There are advantages and disadvantages to both markets. That being said, the forex market offers traders a number of opportunities and advantages that stocks just can't compete with, and over the past several decades, large numbers of stock traders have drifted over to currencies.
A major difference is informational. Currency values are almost exclusively effected by two different types of events: developments of importance to entire macroeconomies and geopolitical events. Stocks are effected by these things as well, of course, but a whole other slew of factors determine the fate of individual companies. Details as minute as which consultant is hired to negotiate with a union can drive a stock up or down.
This difference in required information is of huge importance. With stocks, it gives a huge advantage to large trading firms who can afford to hire researchers to track the happenings at various companies. It can be a great advantage if you are the one with the information, but more often than not, it's just a group of Wall Street insiders and no one else who knows about such things in a timely fashion.
Since most of the information that moves forex markets is of a more public nature–often published by governments or major events that everyone has to follow through the media–the forex market does not offer the same institutional disadvantages to individual traders as does the stock market.
That being said, if you've spent your life in a particular industry, you won't have the same sort of advantage that you would if you traded stocks in just that industry. Even in that scenario, though, you'll still face an uphill battle against large investment firms.
Another difference is volatility. Obviously, the stock market itself – which is to say nothing of individual stocks – is far more volatile than the world's major currencies. You can always increase your effective volatility by increasing how much your investment is leveraged. However, you can't reduce the volatility of the stock market. Quite often, that is a problem which requires to you to diversify more than you would have to in the forex market in order to avoid excessive risk, thus further complicating your task as an investor.

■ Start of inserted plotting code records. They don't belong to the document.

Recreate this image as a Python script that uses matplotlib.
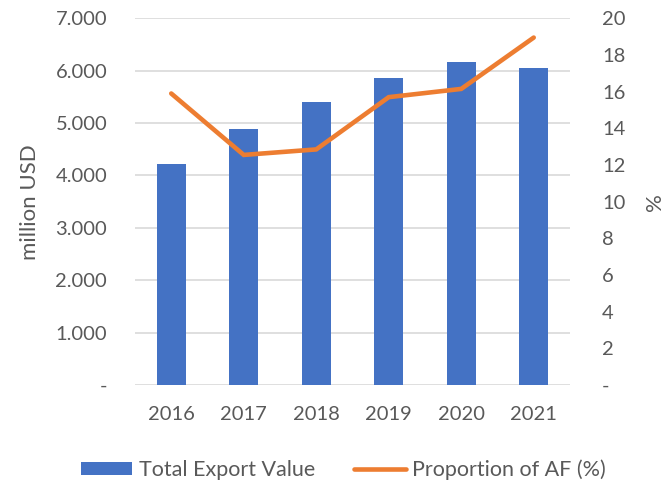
import numpy as np
import matplotlib.pyplot as plt
from matplotlib.ticker import FuncFormatter

years = ["2016", "2017", "2018", "2019", "2020", "2021"]
export_value = [4220, 4880, 5410, 5860, 6165, 6055]
af_share = [15.9, 12.55, 12.85, 15.7, 16.15, 18.95]

text_color = "#595959"
fs = 14.5
plt.rcParams['font.family'] = ['Lato', 'DejaVu Sans']
plt.rcParams['font.size'] = fs


def thousands(v, pos):
    if v == 0:
        return "-"
    return f"{v:,.0f}".replace(",", ".")


def plain(v, pos):
    if v == 0:
        return "-"
    return f"{v:.0f}"


fig = plt.figure(figsize=(6.64, 4.82), dpi=100)
ax = fig.add_axes([0.2033, 0.2012, 0.6551, 0.7608])
ax2 = ax.twinx()

x = np.arange(len(years))
bars = ax.bar(x, export_value, width=0.4, color="#4472C4", zorder=2,
              label="Total Export Value")
line, = ax2.plot(x, af_share, color="#ED7D31", lw=3.3, solid_capstyle="round",
                 solid_joinstyle="miter", label="Proportion of AF (%)")

ax.set_xlim(-0.5, len(years) - 0.5)
ax.set_ylim(0, 7000)
ax.set_yticks(np.arange(0, 7001, 1000))
ax.yaxis.set_major_formatter(FuncFormatter(thousands))
ax2.set_ylim(0, 20)
ax2.set_yticks(np.arange(0, 21, 2))
ax2.yaxis.set_major_formatter(FuncFormatter(plain))

ax.set_xticks(x)
ax.set_xticklabels(years)
ax.grid(axis="y", color="#d9d9d9", lw=1.2, zorder=0)
ax.set_axisbelow(True)

for a in (ax, ax2):
    for s in a.spines.values():
        s.set_visible(False)
    a.tick_params(length=0, colors=text_color, labelsize=fs)
ax.tick_params(axis="y", pad=20)
ax2.tick_params(axis="y", pad=23)
ax.tick_params(axis="x", pad=15)

ax.set_ylabel("million USD", color=text_color, fontsize=16, labelpad=11)
ax2.set_ylabel("%", color=text_color, fontsize=16, labelpad=14)

fig.legend([bars, line], ["Total Export Value", "Proportion of AF (%)"],
           loc="center", bbox_to_anchor=(0.517, 0.025), ncol=2,
           frameon=False, fontsize=15.5, labelcolor=text_color,
           handlelength=2.4, handleheight=0.6, handletextpad=0.3,
           columnspacing=1.8)

fig.savefig("out.png", dpi=100)
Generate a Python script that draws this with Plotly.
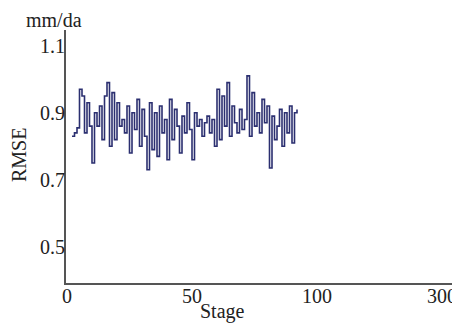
import plotly.graph_objects as go

stages = list(range(2, 93))
rmse = [0.83, 0.84, 0.855, 0.97, 0.95, 0.84, 0.93, 0.86, 0.75, 0.90,
        0.86, 0.92, 0.82, 0.95, 0.99, 0.80, 0.96, 0.82, 0.93, 0.86,
        0.88, 0.84, 0.92, 0.78, 0.90, 0.85, 0.94, 0.80, 0.91, 0.83,
        0.73, 0.93, 0.79, 0.90, 0.77, 0.92, 0.84, 0.88, 0.76, 0.94,
        0.82, 0.91, 0.86, 0.78, 0.89, 0.84, 0.93, 0.85, 0.76, 0.90,
        0.86, 0.88, 0.83, 0.87, 0.89, 0.84, 0.88, 0.80, 0.97, 0.82,
        0.95, 0.86, 0.99, 0.83, 0.92, 0.87, 0.84, 0.91, 0.85, 0.88,
        1.01, 0.83, 0.96, 0.86, 0.90, 0.84, 0.94, 0.87, 0.92, 0.735,
        0.89, 0.82, 0.86, 0.91, 0.80, 0.90, 0.84, 0.92, 0.81, 0.90,
        0.91]

xtick_vals = [0, 50, 100, 150]
xtick_text = ["0", "50", "100", "300"]
ytick_vals = [0.5, 0.7, 0.9, 1.1]
ytick_text = ["0.5", "0.7", "0.9", "1.1"]

font = dict(family="Liberation Serif, Times New Roman, serif", size=20, color="#222")

fig = go.Figure(go.Scatter(x=stages, y=rmse, mode="lines",
                           line=dict(color="#2b2f70", width=1.6, shape="hv")))

fig.update_layout(
    width=460, height=325,
    margin=dict(l=58, r=8, t=22, b=50, autoexpand=False),
    paper_bgcolor="white", plot_bgcolor="white",
    showlegend=False,
    font=font,
    xaxis=dict(range=[-0.4, 157.2], tickvals=xtick_vals, ticktext=xtick_text,
               showgrid=False, zeroline=False, showline=True,
               linecolor="#555", linewidth=2, ticks="", automargin=False,
               ticklabelstandoff=-6),
    yaxis=dict(range=[0.392, 1.147], tickvals=ytick_vals, ticktext=ytick_text,
               showgrid=False, zeroline=False, showline=True,
               linecolor="#555", linewidth=2, ticks="", automargin=False,
               ticklabelstandoff=-5),
    annotations=[
        dict(text="mm/da", x=-0.030, y=1.040, xref="paper", yref="paper",
             showarrow=False, font=font, xanchor="center", yanchor="middle"),
        dict(text="RMSE", x=-0.119, y=0.506, xref="paper", yref="paper",
             showarrow=False, font=font, textangle=-90,
             xanchor="center", yanchor="middle"),
        dict(text="Stage", x=0.396, y=-0.111, xref="paper", yref="paper",
             showarrow=False, font=font, xanchor="center", yanchor="middle"),
    ],
)

fig.write_html("out.html")
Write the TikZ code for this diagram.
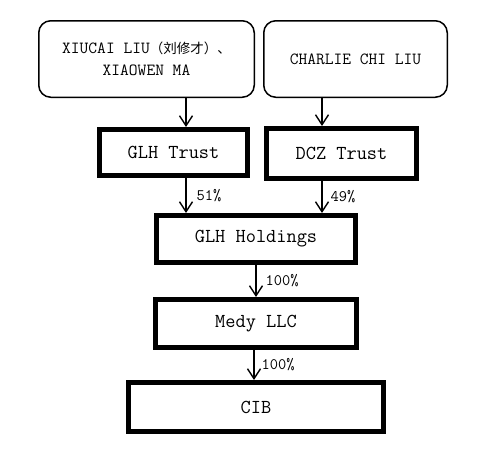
\documentclass[tikz,border=0pt]{standalone}
\usepackage{fontspec}
\newfontfamily\cjkfont{Noto Sans CJK SC}
\usetikzlibrary{arrows.meta,positioning}

\begin{document}
\begin{tikzpicture}[x=1pt,y=-1pt,
    owner/.style={draw, rounded corners=12pt, line width=1.5pt, minimum height=76.5pt,
        inner sep=0pt, align=center, font=\fontsize{17}{22}\selectfont\ttfamily},
    entity/.style={draw, line width=5pt, inner sep=0pt,
        font=\fontsize{19.8}{22}\selectfont\ttfamily},
    arr/.style={-{Straight Barb[length=10pt,width=13pt]}, line width=1.4pt},
    pct/.style={inner sep=0pt, font=\fontsize{16}{18}\selectfont\ttfamily}
]

    \useasboundingbox (0,0) rectangle (490,458);

    %owners
    \node (xiucai) at (146.5,59) [owner, minimum width=215.5pt]
        {XIUCAI LIU{\fontsize{13.5}{22}\selectfont\cjkfont（刘修才）、}\\XIAOWEN MA};
    \node (charlie) at (355.5,59) [owner, minimum width=183.5pt] {CHARLIE CHI LIU};

    %entities
    \node (glhtrust) at (173.5,152.5) [entity, minimum width=148pt, minimum height=46pt] {GLH Trust};
    \node (dcztrust) at (341.5,153.5) [entity, minimum width=150pt, minimum height=50pt] {DCZ Trust};
    \node (glhhold) at (256,239) [entity, minimum width=199pt, minimum height=47pt] {GLH Holdings};
    \node (medy) at (256,323.5) [entity, minimum width=201pt, minimum height=48pt] {Medy LLC};
    \node (cib) at (256,407) [entity, minimum width=255pt, minimum height=49pt] {CIB};

    %arrows
    \draw [arr] ([xshift=39.5pt]xiucai.south) -- ([xshift=39.5pt]xiucai.south |- glhtrust.north);
    \draw [arr] ([xshift=-33.5pt]charlie.south) -- ([xshift=-33.5pt]charlie.south |- dcztrust.north);

    \draw [arr] ([xshift=12.5pt]glhtrust.south) -- ([xshift=12.5pt]glhtrust.south |- glhhold.north)
        node [pct, midway, right=10pt] {51\%};
    \draw [arr] ([xshift=-19.5pt]dcztrust.south) -- ([xshift=-19.5pt]dcztrust.south |- glhhold.north)
        node [pct, midway, right=8pt] {49\%};
    \draw [arr] (glhhold.south) -- (medy.north)
        node [pct, midway, right=9pt] {100\%};
    \draw [arr] ([xshift=-2pt]medy.south) -- ([xshift=-2pt]medy.south |- cib.north)
        node [pct, midway, right=7pt] {100\%};

\end{tikzpicture}
\end{document}
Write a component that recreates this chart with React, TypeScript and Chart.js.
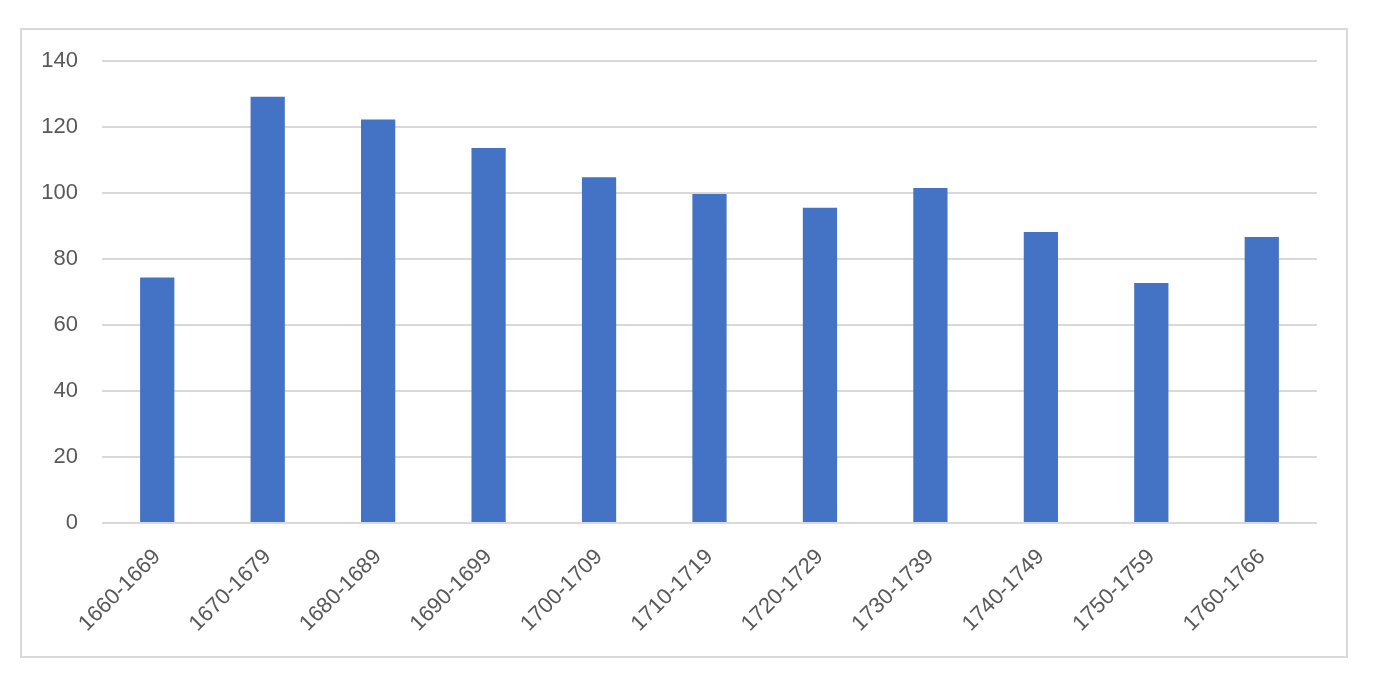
import React, { useEffect, useRef } from "react";
import { Chart, registerables } from "chart.js";

Chart.register(...registerables);

const categories: string[] = [
  "1660-1669", "1670-1679", "1680-1689", "1690-1699", "1700-1709", "1710-1719",
  "1720-1729", "1730-1739", "1740-1749", "1750-1759", "1760-1766",
];
const values: number[] = [74.4, 129.2, 122.3, 113.6, 104.8, 99.7, 95.5, 101.5, 88.2, 72.7, 86.7];
const yMin = 0;
const yMax = 140;
const yStep = 20;

const FONT = "'Liberation Sans', Arial, sans-serif";

export default function App() {
  const canvasRef = useRef<HTMLCanvasElement | null>(null);

  useEffect(() => {
    if (!canvasRef.current) return;
    const chart = new Chart(canvasRef.current, {
      type: "bar",
      data: {
        labels: categories,
        datasets: [
          {
            data: values,
            backgroundColor: "#4472C4",
            borderWidth: 0,
            barPercentage: 0.62,
            categoryPercentage: 0.5,
          },
        ],
      },
      options: {
        animation: false,
        responsive: false,
        maintainAspectRatio: false,
        layout: { padding: { left: 22, right: 71, top: 61, bottom: 50 } },
        plugins: { legend: { display: false }, tooltip: { enabled: false } },
        scales: {
          x: {
            grid: { display: false },
            border: { display: false },
            ticks: {
              autoSkip: false,
              minRotation: 45,
              maxRotation: 45,
              padding: 13,
              color: "#595959",
              font: { family: FONT, size: 22 },
            },
            afterFit: (s: any) => {
              s.height = 120;
            },
          },
          y: {
            min: yMin,
            max: yMax,
            grid: { color: "#d9d9d9", lineWidth: 2, drawTicks: false },
            border: { display: false },
            ticks: {
              stepSize: yStep,
              padding: 24,
              color: "#595959",
              font: { family: FONT, size: 22 },
            },
            afterFit: (s: any) => {
              s.width = 80;
            },
          },
        },
      },
    });
    return () => chart.destroy();
  }, []);

  return (
    <div style={{ position: "absolute", left: 0, top: 0, width: 1388, height: 693, background: "#fff" }}>
      <div
        style={{
          position: "absolute",
          left: 20,
          top: 28,
          width: 1328,
          height: 630,
          boxSizing: "border-box",
          border: "2px solid #d9d9d9",
        }}
      />
      <canvas
        ref={canvasRef}
        width={1388}
        height={693}
        style={{ position: "absolute", left: 0, top: 0, width: 1388, height: 693 }}
      />
    </div>
  );
}
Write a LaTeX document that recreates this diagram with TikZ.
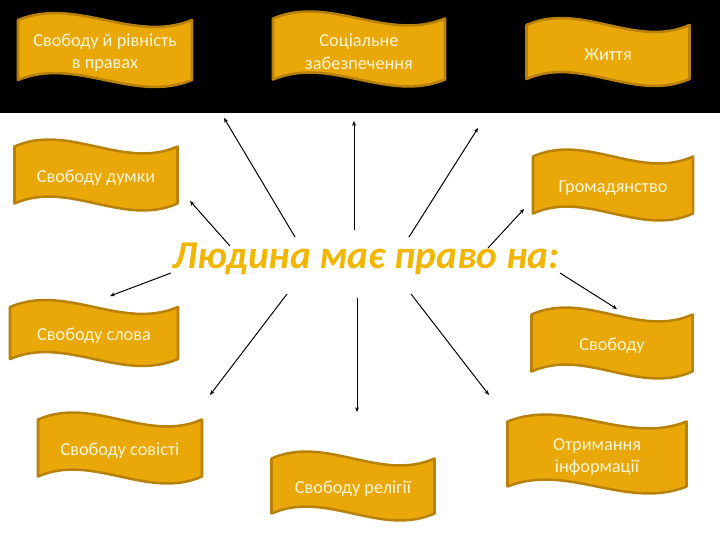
\documentclass[tikz,border=0pt]{standalone}
\usepackage{fontspec}
\setmainfont{Carlito}
\usepackage{xcolor}
\usepackage{tikz}
\usetikzlibrary{arrows.meta}
\usetikzlibrary{positioning}
\definecolor{FlagGold}{RGB}{234,168,8}
\definecolor{FlagEdge}{RGB}{184,130,10}
\definecolor{FlagText}{RGB}{255,245,215}
\definecolor{TitleGold}{RGB}{242,182,0}
\tikzset{
  FlagShape/.style={
    fill=FlagGold, draw=FlagEdge, line width=1.8pt, line join=round,
  },
  FlagText/.style={
    text=FlagText, align=center, inner sep=0pt, yshift=-2pt,
    font=\fontsize{13}{16}\selectfont,
  },
  Ray/.style={
    -{Stealth[length=1.2mm,width=1mm]}, line width=0.7pt, draw=black,
  },
}
% #1 name, #2 cx, #3 cy, #4 width, #5 height, #6 text
\newcommand\WaveFlag[6]{%
  \draw[FlagShape] ({#2-#4/2},{#3-#5/2})
    .. controls ({#2-#4/6},{#3-#5/2-24}) and ({#2+#4/6},{#3-#5/2+24}) .. ({#2+#4/2},{#3-#5/2})
    -- ({#2+#4/2},{#3+#5/2})
    .. controls ({#2+#4/6},{#3+#5/2+24}) and ({#2-#4/6},{#3+#5/2-24}) .. ({#2-#4/2},{#3+#5/2})
    -- cycle;
  \node[FlagText] (#1) at (#2,#3) {#6};
}

\begin{document}
\begin{tikzpicture}[x=0.025cm, y=-0.025cm]
\useasboundingbox (0,0) rectangle (720,540);
\fill[white] (0,0) rectangle (720,540);
\fill[black] (0,0) rectangle (720,113);
\WaveFlag{Rivnist}{105}{50}{174}{60}{Свободу й рівність\\в правах}
\WaveFlag{Social}{359}{49}{172}{61}{Соціальне\\забезпечення}
\WaveFlag{Zhyttia}{608}{52}{163}{54}{Життя}
\WaveFlag{Dumka}{96}{175}{163}{57}{Свободу думки}
\WaveFlag{Hromad}{613}{185}{160}{57}{Громадянство}
\WaveFlag{Slovo}{94}{333}{168}{52}{Свободу слова}
\WaveFlag{Svoboda}{612}{343}{161}{57}{Свободу}
\WaveFlag{Sovist}{120}{448}{164}{57}{Свободу совісті}
\WaveFlag{Relig}{353}{486}{163}{55}{Свободу релігії}
\WaveFlag{Inform}{597}{454}{179}{65}{Отримання\\інформації}
\node[text=TitleGold, font=\fontsize{28}{32}\bfseries\itshape\selectfont, inner sep=0pt] (Pravo) at (366,259) {Людина має право на:};
% rays from the title
\foreach \i/\sx/\sy/\ex/\ey in {1/295/237/224/118, 2/354/230/354/121, 3/409/237/478/128,
    4/230/246/190/201, 5/488/248/524/209, 6/171/273/110/296, 7/560/273/617/309,
    8/287/294/210/395, 9/357/298/357/412, 10/411/294/489/395} {
  \coordinate (s\i) at (\sx,\sy);
  \coordinate (e\i) at (\ex,\ey);
  \draw[Ray] (s\i) -- (e\i);
}
\end{tikzpicture}
\end{document}
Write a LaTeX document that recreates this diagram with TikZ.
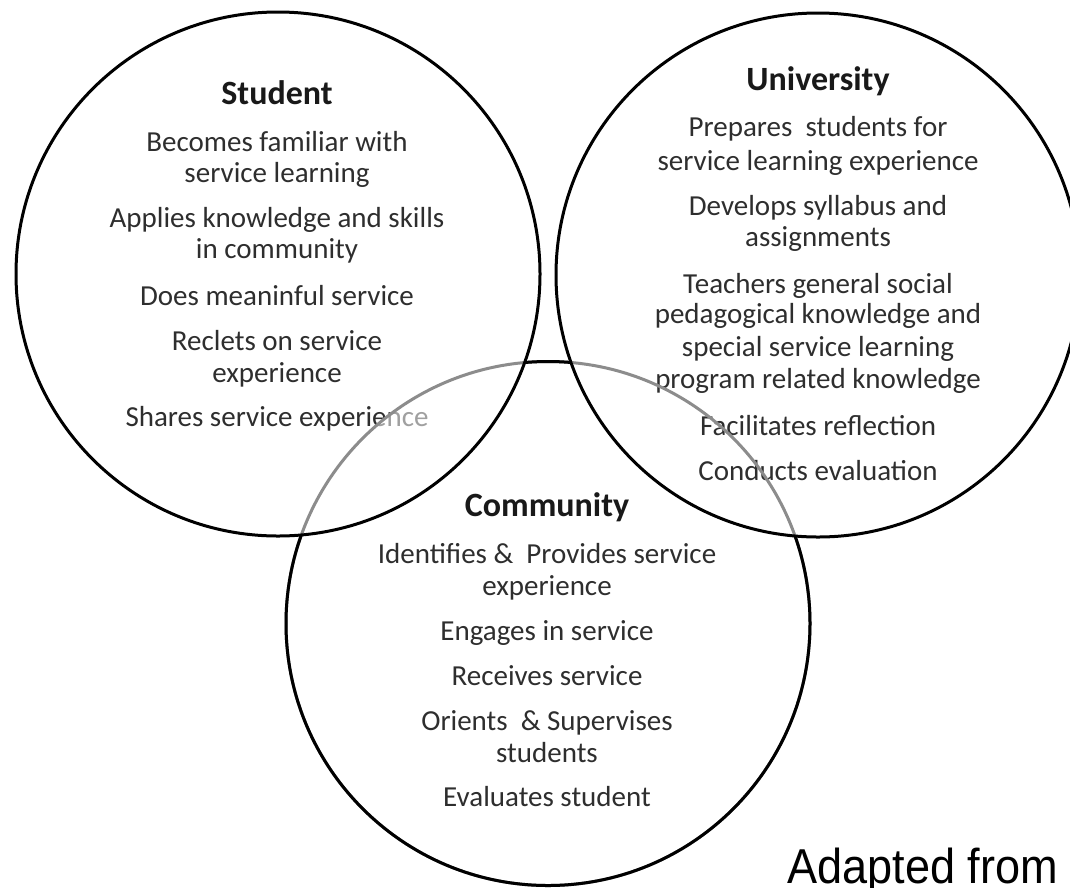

The mention of leverage brings up another good point. The liquidity of currencies – money being the most liquid thing in the world – is a huge advantage of the forex market. It makes trading on the margin cheaper, and it allows you to get in and out of the market much more easily than with many stocks and bonds.
A funny quirk of the forex market: it is a 24 hour market. Most traders think of this as a significant advantage of the forex market. You can place straddle orders or any other type of order and then go to bed; Thus you're playing the market even while you're sleeping.
If all this information is taken together, it is hard to make the case that most individual traders should specialize in stocks over currencies, unless they have already developed some expertise in a particular industry that puts them at a massive advantage over the other traders. Even then, though, the forex market is a good place to retreat to during times of excessive market volatility.